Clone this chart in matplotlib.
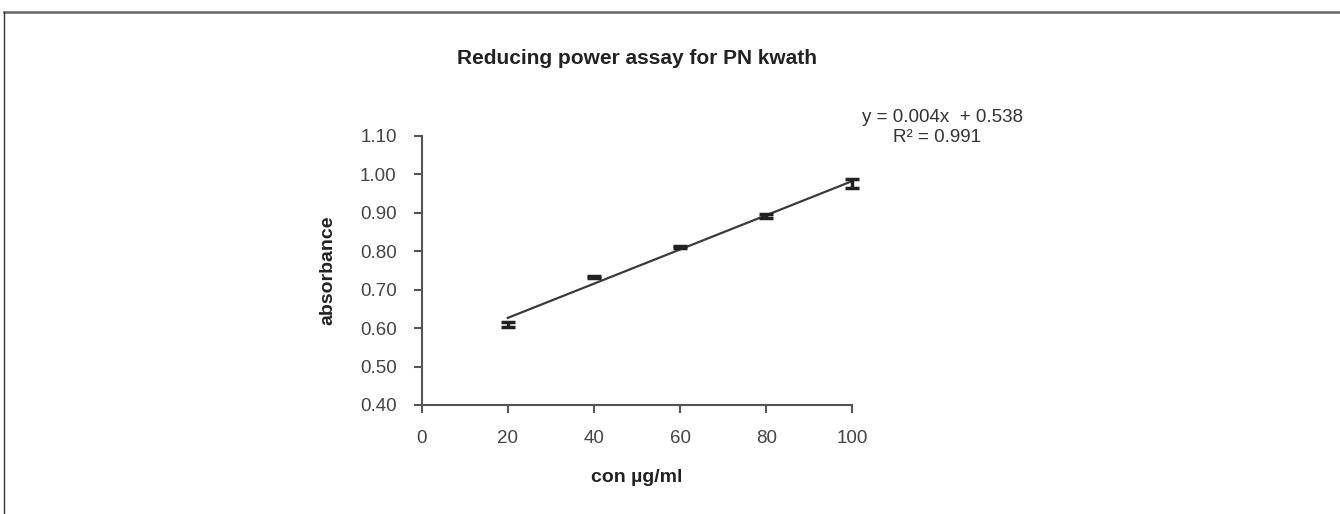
import numpy as np
import matplotlib.pyplot as plt
from matplotlib.lines import Line2D

plt.rcParams['font.family'] = ['Liberation Sans', 'DejaVu Sans']

# data
conc = [20, 40, 60, 80, 100]
absorbance = [0.610, 0.733, 0.811, 0.892, 0.975]
err = [0.006, 0.003, 0.003, 0.005, 0.012]
x_ticks = [0, 20, 40, 60, 80, 100]
y_ticks = [0.40, 0.50, 0.60, 0.70, 0.80, 0.90, 1.00, 1.10]

fig = plt.figure(figsize=(13.4, 5.14), dpi=100)
ax = fig.add_axes([0.3147, 0.2121, 0.3213, 0.5239])

# linear trendline
slope, intercept = np.polyfit(conc, absorbance, 1)
xs = np.array([conc[0], conc[-1]])
ax.plot(xs, slope * xs + intercept, color='#3a3a3a', lw=1.6, zorder=2)

eb = ax.errorbar(conc, absorbance, yerr=err, fmt='none', ecolor='#222222',
                 elinewidth=2.5, capsize=5, capthick=2.5, zorder=3)
for art in eb.lines[1] + eb.lines[2]:
    art.set_clip_on(False)

ax.set_xlim(0, 100)
ax.set_ylim(0.40, 1.10)
ax.set_xticks(x_ticks)
ax.set_yticks(y_ticks)
ax.set_yticklabels(['%.2f' % v for v in y_ticks])
for s in ['top', 'right']:
    ax.spines[s].set_visible(False)
for s in ['left', 'bottom']:
    ax.spines[s].set_color('#555555')
    ax.spines[s].set_linewidth(1.5)
ax.tick_params(direction='out', length=6, width=1.5, color='#555555',
               labelsize=13.5, labelcolor='#444444', pad=12)

ax.set_ylabel('absorbance', fontsize=14, fontweight='bold', color='#222222')
ax.yaxis.set_label_coords(-0.199, 0.5)
fig.text(0.4754, 1 - 477 / 514, 'con µg/ml', ha='center', va='center',
         fontsize=14, fontweight='bold', color='#222222')
fig.text(0.4754, 1 - 58 / 514, 'Reducing power assay for PN kwath', ha='center',
         va='center', fontsize=15, fontweight='bold', color='#222222')

fig.text(943 / 1340, 1 - 117 / 514, 'y = %.3fx  + %.3f' % (slope, intercept),
         ha='center', va='center', fontsize=13.5, color='#333333')
fig.text(937 / 1340, 1 - 138 / 514, 'R² = 0.991', ha='center', va='center',
         fontsize=13.5, color='#333333')

# outer frame lines (top and left)
fig.add_artist(Line2D([4 / 1340, 1], [1 - 12 / 514, 1 - 12 / 514],
                      transform=fig.transFigure, color='#666666', lw=1.8))
fig.add_artist(Line2D([4 / 1340, 4 / 1340], [0, 1 - 12 / 514],
                      transform=fig.transFigure, color='#333333', lw=1.0))

fig.savefig('out.png', dpi=100)
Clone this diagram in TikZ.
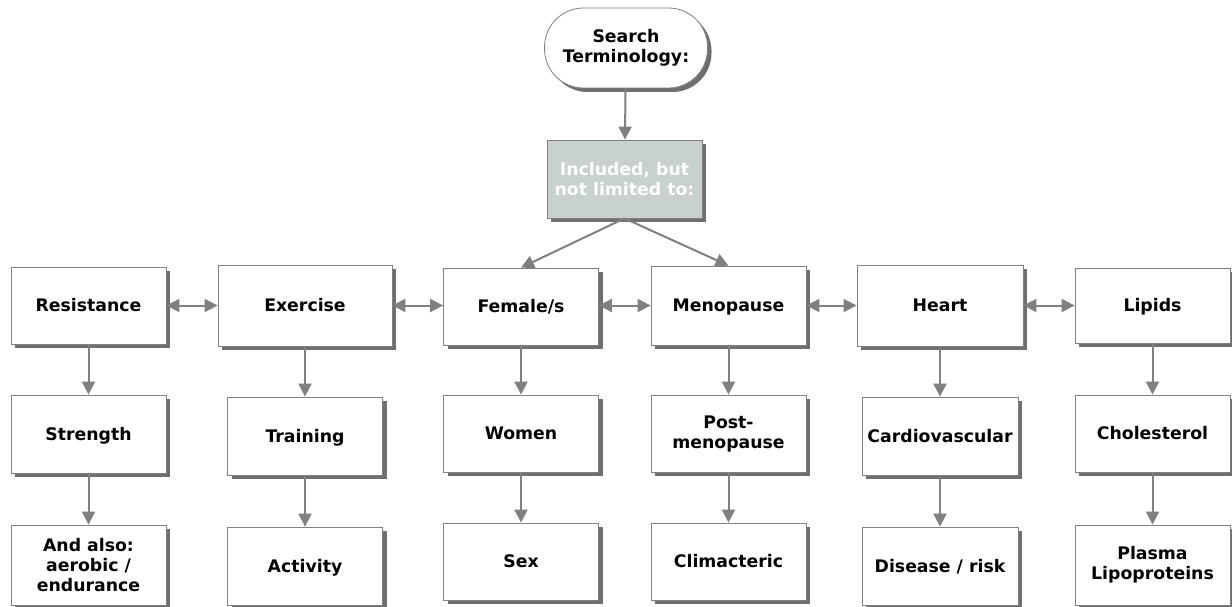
\documentclass[tikz,border=0pt]{standalone}
\usepackage{fontspec}
\setmainfont{DejaVu Sans}
\usetikzlibrary{shadows,arrows.meta}
\definecolor{inclfill}{RGB}{200,208,208}
\definecolor{arrgray}{RGB}{128,128,128}
\begin{document}
\begin{tikzpicture}[x=1pt,y=-1pt,
  box/.style={draw=black!50, line width=0.8pt, fill=white, align=center,
    font=\bfseries\fontsize{17.3}{20}\selectfont, inner sep=0pt,
    drop shadow={shadow xshift=4pt,shadow yshift=-4pt,fill=black!70,opacity=0.8}},
  one/.style={text height=12.6pt, text depth=0pt},
  wbox/.style={box, minimum width=155pt, minimum height=77pt},
  bbox/.style={box, minimum width=166pt, minimum height=81pt},
  mbox/.style={box, minimum width=155pt, minimum height=78pt},
  arr/.style={draw=arrgray, line width=2pt, -{Triangle[length=13pt,width=13pt]}},
  darr/.style={draw=arrgray, line width=2pt, {Triangle[length=13pt,width=13pt]}-{Triangle[length=13pt,width=13pt]}}]
\useasboundingbox[fill=white] (0,0) rectangle (1232,607);

% top
\node[box, rounded corners=39pt, minimum width=163pt, minimum height=80pt] (search) at (626,48) {Search\\Terminology:};
\node[box, fill=inclfill, text=white, minimum width=155pt, minimum height=78pt] (incl) at (624.5,179) {Included, but\\not limited to:};

% row 1
\node[wbox, one] (res) at (88.5,305.5) {Resistance};
\node[box, one, minimum width=174pt, minimum height=81pt] (exe) at (305,305.5) {Exercise};
\node[wbox, one] (fem) at (521,306.5) {Female/s};
\node[wbox, one, minimum height=79pt] (men) at (728.5,305.5) {Menopause};
\node[bbox, one] (hea) at (940,305.5) {Heart};
\node[wbox, one, minimum height=75pt] (lip) at (1152.5,305.5) {Lipids};

% row 2
\node[mbox, one] (str) at (88.5,434) {Strength};
\node[mbox, one] (tra) at (305,436) {Training};
\node[wbox, one] (wom) at (521,433.5) {Women};
\node[wbox] (pos) at (728.5,433.5) {Post-\\menopause};
\node[box, one, minimum width=156pt, minimum height=78pt] (car) at (940,436) {Cardiovascular};
\node[wbox, one] (cho) at (1152.5,433.5) {Cholesterol};

% row 3
\node[box, minimum width=155pt, minimum height=80pt] (and) at (88.5,565) {And also:\\aerobic /\\endurance};
\node[mbox, one] (act) at (305,566) {Activity};
\node[wbox, one] (sex) at (521,561.5) {Sex};
\node[wbox, one] (cli) at (728.5,561.5) {Climacteric};
\node[box, one, minimum width=156pt, minimum height=78pt] (dis) at (940,566) {Disease / risk};
\node[box, minimum width=155pt, minimum height=80pt] (pla) at (1152.5,565) {Plasma\\Lipoproteins};

% connectors
\draw[arr] (search) -- (incl);
\draw[arr] (incl.south) -- (fem.north);
\draw[arr] (incl.south) -- (men.north);

\draw[darr] (res) -- (res -| exe.west);
\draw[darr] (exe) -- (exe -| fem.west);
\draw[darr] (fem.east |- men) -- (men);
\draw[darr] (men) -- (men -| hea.west);
\draw[darr] (hea) -- (hea -| lip.west);

\draw[arr] (res) -- (str);
\draw[arr] (str) -- (and);
\draw[arr] (exe) -- (tra);
\draw[arr] (tra) -- (act);
\draw[arr] (fem) -- (wom);
\draw[arr] (wom) -- (sex);
\draw[arr] (men) -- (pos);
\draw[arr] (pos) -- (cli);
\draw[arr] (hea) -- (car);
\draw[arr] (car) -- (dis);
\draw[arr] (lip) -- (cho);
\draw[arr] (cho) -- (pla);
\end{tikzpicture}
\end{document}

☆ ☆ ☆

Task to complete
Identify which lines contain the word "matplotlib" and copy each one.

Exercise solution
Clone this chart in matplotlib.
import matplotlib.pyplot as plt
from matplotlib.lines import Line2D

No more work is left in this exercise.